BRUSSELS — British Prime Minister David Cameron appeared on Thursday to be nearing a deal with his fellow European Union leaders that could set the tone for what is expected to be a bruising campaign to decide whether the U.K. jettisons the 28-member bloc.

Meeting in Brussels, the leaders were expected to negotiate late into the night – and perhaps into Friday morning – as Cameron sought concessions that would help him make the case back home for his country’s continued membership. “I’ll be battling for Britain. If we can get a good deal, I’ll take that deal. But I will not take a deal that doesn’t meet what we need,” Cameron told reporters before the talks kicked off.

But even as the leaders haggled, analysts said the prime minister would need to settle for an agreement that falls well short of his original intention to fundamentally renegotiate Britain’s relationship with the E.U. “What he will get is not revolutionary,” said Janis Emmanouilidis, director of studies at the Brussels-based European Policy Center. “This won’t change Europe.”

A British exit, however, very much would. The country has long been an ambivalent E.U. member, but it remains one of the bloc’s cornerstones. If the country votes to leave in a referendum expected in June, it could trigger a broader European unraveling at a time when continental unity is being strained by a refugee crisis, renewed Russian aggression, terrorist attacks and rising nationalism.
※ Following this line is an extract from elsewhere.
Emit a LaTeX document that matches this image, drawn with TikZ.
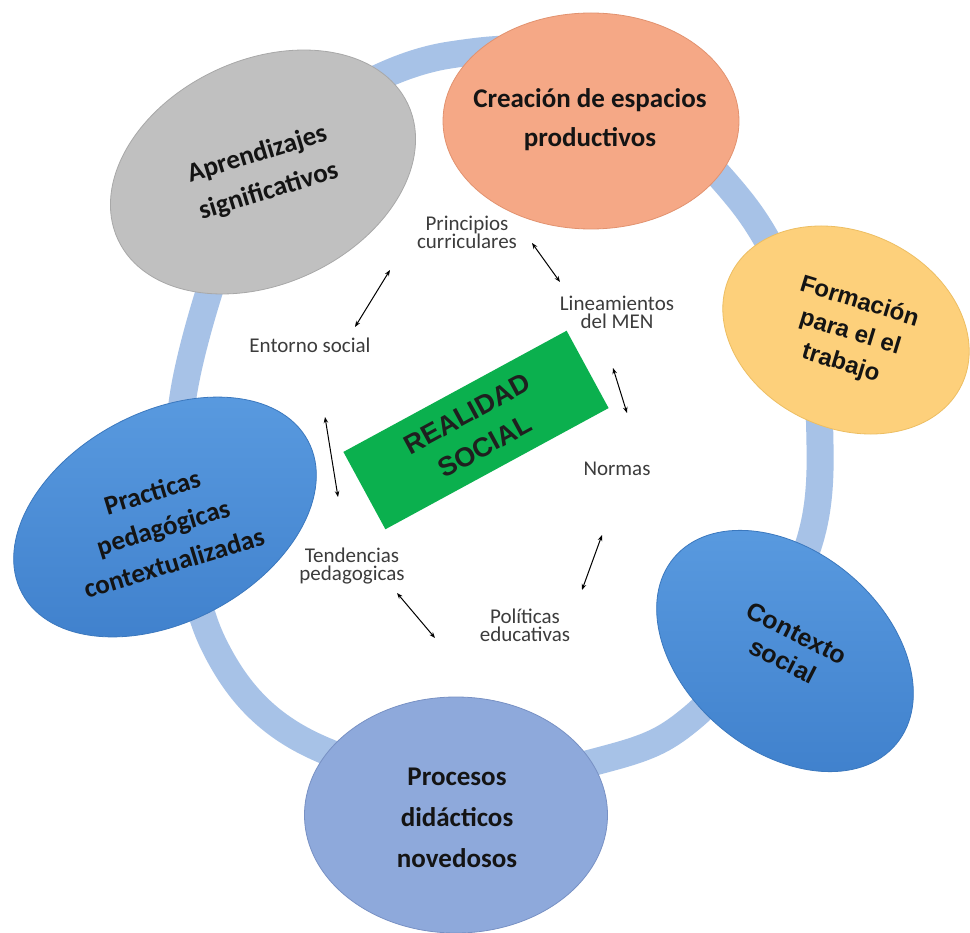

If Britain votes to leave, Emmanouilidis said, it would likely embolden “anti-E.U. voices in other member states saying there is a way out.”

European leaders appeared mindful of that risk as they gathered Thursday, suggesting they intended to give Cameron enough of what he wants that he’ll be able to declare victory by the time the summit ends on Friday.

“I’m going into this debate with the position that we would like to do everything to create the conditions so that Great Britain can remain part of the European Union,” said German Chancellor Angela Merkel as she arrived for the talks.